To change this, stop pushing for a moral solution. Immediately switch your focus to high-value tasks that affect the company's income. Keep track of your successes and how your work protects company assets. At the same time, speed up your "Escape Route" plan — your main goal is to move to a new job before your reputation gets worse. For a step-by-step approach to managing workplace conflict, read our guide on how to handle coworker conflict professionally.

Is it better to report ethics violations internally or externally?

Start internally. Escalate only if internal channels fail or retaliation begins. Going straight to a regulator or the press signals to leadership that you have bypassed the team entirely, which tends to accelerate the "Liability Label" problem.

Before reporting anywhere, document everything on personal devices. Know your legal protections — federal whistleblower laws cover many industries, and knowing your rights changes how much leverage you actually have.

How do I protect my job while speaking up about ethics?
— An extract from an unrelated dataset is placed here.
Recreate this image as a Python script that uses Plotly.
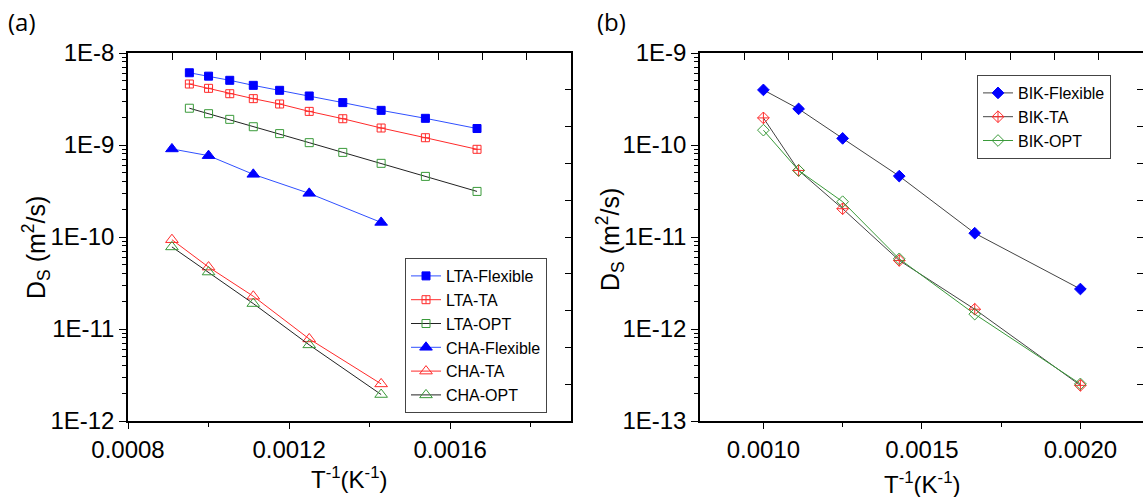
import plotly.graph_objects as go

# ---------------- data: panel (a) ----------------
lta_x = [1/1050, 1/1000, 1/950, 1/900, 1/850, 1/800, 1/750, 1/700, 1/650, 1/600]
lta_flex = [6.1e-9, 5.6e-9, 5.05e-9, 4.45e-9, 3.93e-9, 3.41e-9, 2.89e-9, 2.38e-9, 1.95e-9, 1.51e-9]
lta_ta = [4.6e-9, 4.13e-9, 3.61e-9, 3.19e-9, 2.79e-9, 2.32e-9, 1.93e-9, 1.53e-9, 1.2e-9, 8.98e-10]
lta_opt = [2.51e-9, 2.19e-9, 1.9e-9, 1.58e-9, 1.33e-9, 1.06e-9, 8.31e-10, 6.32e-10, 4.56e-10, 3.13e-10]

cha_x = [1/1100, 1/1000, 1/900, 1/800, 1/700]
cha_flex = [9.06e-10, 7.66e-10, 4.8e-10, 2.98e-10, 1.44e-10]
cha_ta = [9.35e-11, 4.71e-11, 2.27e-11, 7.8e-12, 2.53e-12]
cha_opt = [7.8e-11, 4.16e-11, 1.89e-11, 6.72e-12, 1.94e-12]

# ---------------- data: panel (b) ----------------
bik_x = [1/1000, 1/900, 1/800, 1/700, 1/600, 1/500]
bik_flex = [3.97e-10, 2.47e-10, 1.18e-10, 4.59e-11, 1.1e-11, 2.72e-12]
bik_ta = [1.97e-10, 5.29e-11, 2.03e-11, 5.56e-12, 1.64e-12, 2.44e-13]
bik_opt = [1.45e-10, 5.29e-11, 2.42e-11, 5.79e-12, 1.45e-12, 2.53e-13]

# tick labels
a_yticks = [1e-12, 1e-11, 1e-10, 1e-9, 1e-8]
a_ytext = ["1E-12", "1E-11", "1E-10", "1E-9", "1E-8"]
b_yticks = [1e-13, 1e-12, 1e-11, 1e-10, 1e-9]
b_ytext = ["1E-13", "1E-12", "1E-11", "1E-10", "1E-9"]

BLUE = "#0000FF"
RED = "#FF2A2A"
GREEN = "#3A9A3A"
BLACK = "#222222"

W, H = 1143, 497
def px_x(p):
    return p / W
def px_y(p):
    return 1 - p / H

fig = go.Figure()

def add(x, y, name, sym, mcol, lcol, size, xa, ya, leg):
    fig.add_trace(go.Scatter(
        x=x, y=y, name=name, mode="lines+markers",
        xaxis=xa, yaxis=ya, legend=leg,
        line=dict(color=lcol, width=1),
        marker=dict(symbol=sym, size=size, color=mcol,
                    line=dict(color=mcol, width=1)),
    ))

add(lta_x, lta_flex, "LTA-Flexible", "square", BLUE, "#3050FF", 8, "x", "y", "legend")
add(lta_x, lta_ta, "LTA-TA", "square-cross-open", RED, RED, 8, "x", "y", "legend")
add(lta_x, lta_opt, "LTA-OPT", "square-open", GREEN, BLACK, 8, "x", "y", "legend")
add(cha_x, cha_flex, "CHA-Flexible", "triangle-up", BLUE, "#3050FF", 11, "x", "y", "legend")
add(cha_x, cha_ta, "CHA-TA", "triangle-up-open", RED, RED, 11, "x", "y", "legend")
add(cha_x, cha_opt, "CHA-OPT", "triangle-up-open", GREEN, BLACK, 11, "x", "y", "legend")

add(bik_x, bik_flex, "BIK-Flexible", "diamond", BLUE, "#444444", 9, "x2", "y2", "legend2")
add(bik_x, bik_ta, "BIK-TA", "diamond-cross-open", RED, "#444444", 9, "x2", "y2", "legend2")
add(bik_x, bik_opt, "BIK-OPT", "diamond-open", GREEN, GREEN, 9, "x2", "y2", "legend2")

# empty traces so that the decorative top/right axes are drawn
fig.add_trace(go.Scatter(x=[], y=[], xaxis="x3", yaxis="y3", showlegend=False))
fig.add_trace(go.Scatter(x=[], y=[], xaxis="x4", yaxis="y4", showlegend=False))

FONT = "Arial"
ydom = [px_y(421), px_y(53)]
axcommon = dict(showgrid=False, zeroline=False, showline=True, linecolor="black",
                linewidth=1.5, tickcolor="black", tickwidth=1.2, automargin=False,
                tickfont=dict(family=FONT, size=24, color="black"))

def log_minor(e0, e1):
    vals = []
    for e in range(e0, e1):
        for k in range(2, 10):
            vals.append(k * 10 ** e)
    return vals

fig.update_layout(
    template="none",
    width=W, height=H, margin=dict(l=0, r=0, t=0, b=0, autoexpand=False),
    paper_bgcolor="white", plot_bgcolor="white",
    font=dict(family=FONT, color="black"),
    xaxis=dict(domain=[px_x(128), px_x(571)], range=[0.0008, 0.0019], anchor="y",
               tick0=0.0008, dtick=0.0004, tickformat=".4f", ticks="outside", ticklen=6,
               minor=dict(tick0=0.0008, dtick=0.0002, ticks="outside", ticklen=4,
                          tickcolor="black", tickwidth=1.2),
               **axcommon),
    yaxis=dict(domain=ydom, type="log", range=[-12, -8], anchor="x",
               tickvals=a_yticks, ticktext=a_ytext, ticks="outside", ticklen=7,
               minor=dict(tickvals=log_minor(-12, -8), ticks="outside", ticklen=4,
                          tickcolor="black", tickwidth=1),
               **axcommon),
    xaxis3=dict(overlaying="x", side="top", anchor="y", range=[0, 1],
                tickvals=[i / 10 for i in range(1, 10)], ticks="inside", ticklen=7,
                showticklabels=False, **axcommon),
    yaxis3=dict(overlaying="y", side="right", anchor="x", range=[0, 1],
                tickvals=[i / 10 for i in range(1, 10)], ticks="inside", ticklen=6,
                showticklabels=False, **axcommon),
    xaxis2=dict(domain=[px_x(700), 1.0], range=[0.0008, 0.0021975], anchor="y2",
                tick0=0.0010, dtick=0.0005, tickformat=".4f", ticks="outside", ticklen=6,
                minor=dict(tick0=0.0010, dtick=0.00025, ticks="outside", ticklen=4,
                           tickcolor="black", tickwidth=1.2),
                **axcommon),
    yaxis2=dict(domain=ydom, type="log", range=[-13, -9], anchor="x2",
                tickvals=b_yticks, ticktext=b_ytext, ticks="outside", ticklen=7,
                minor=dict(tickvals=log_minor(-13, -9), ticks="outside", ticklen=4,
                           tickcolor="black", tickwidth=1),
                **axcommon),
    xaxis4=dict(overlaying="x2", side="top", anchor="y2", range=[0, 1],
                tickvals=[i / 10 for i in range(1, 10)], ticks="inside", ticklen=7,
                showticklabels=False, **axcommon),
    yaxis4=dict(overlaying="y2", side="right", anchor="x2", range=[0, 1],
                tickvals=[i / 10 for i in range(1, 10)], ticks="inside", ticklen=6,
                showticklabels=False, **{**axcommon, "showline": False}),
    legend=dict(x=px_x(405), y=px_y(258), xanchor="left", yanchor="top",
                bgcolor="white", bordercolor="#444444", borderwidth=1,
                font=dict(family=FONT, size=16, color="black"),
                itemwidth=30, tracegroupgap=0),
    legend2=dict(x=px_x(977), y=px_y(75), xanchor="left", yanchor="top",
                 bgcolor="white", bordercolor="#444444", borderwidth=1,
                 font=dict(family=FONT, size=16, color="black"),
                 itemwidth=30, tracegroupgap=0),
)

ann = [
    dict(text="(a)", x=px_x(6), y=px_y(22), xanchor="left", yanchor="middle",
         font=dict(family="Open Sans", size=24)),
    dict(text="(b)", x=px_x(595), y=px_y(22), xanchor="left", yanchor="middle",
         font=dict(family="Open Sans", size=24)),
    dict(text="D<sub>S</sub> (m<sup>2</sup>/s)", x=px_x(36), y=px_y(248), textangle=-90,
         xanchor="center", yanchor="middle", font=dict(family=FONT, size=25)),
    dict(text="D<sub>S</sub> (m<sup>2</sup>/s)", x=px_x(610), y=px_y(240), textangle=-90,
         xanchor="center", yanchor="middle", font=dict(family=FONT, size=25)),
    dict(text="T<sup>-1</sup>(K<sup>-1</sup>)", x=px_x(349), y=px_y(478),
         xanchor="center", yanchor="middle", font=dict(family=FONT, size=24)),
    dict(text="T<sup>-1</sup>(K<sup>-1</sup>)", x=px_x(922), y=px_y(483),
         xanchor="center", yanchor="middle", font=dict(family=FONT, size=24)),
]
for a in ann:
    a.update(xref="paper", yref="paper", showarrow=False)
fig.update_layout(annotations=ann)

fig.write_html(
    "out.html",
    config={"displayModeBar": False},
    post_script="document.body.style.margin='0px';document.documentElement.style.overflow='hidden';",
)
Build your "Escape Route" before you say anything. That means updating your resume, connecting with outside recruiters, and saving evidence on personal devices. When you have options outside your current job, you stop panicking during the conversation and start negotiating from strength.

Also reframe how you set healthy work boundaries more broadly. The same logic applies here: protecting yourself professionally is not selfish, it is what makes sustained integrity possible.

Leading with Smart Morals

Choosing not to be the "HR Hero" doesn't mean being quiet; it means making sure people listen to you. When you stop depending on the rule book to save you, you avoid getting trapped and isolated professionally. Real good morals at work mean switching from angry complaints to focusing on "Business Risk." By talking about money, loss, and keeping operations safe, you protect the company’s value while also protecting your career. Get your "Escape Route" set up now so you never have to give up your values because you are scared. Take charge like an expert: check the risk, protect the money, and make your next move with full confidence.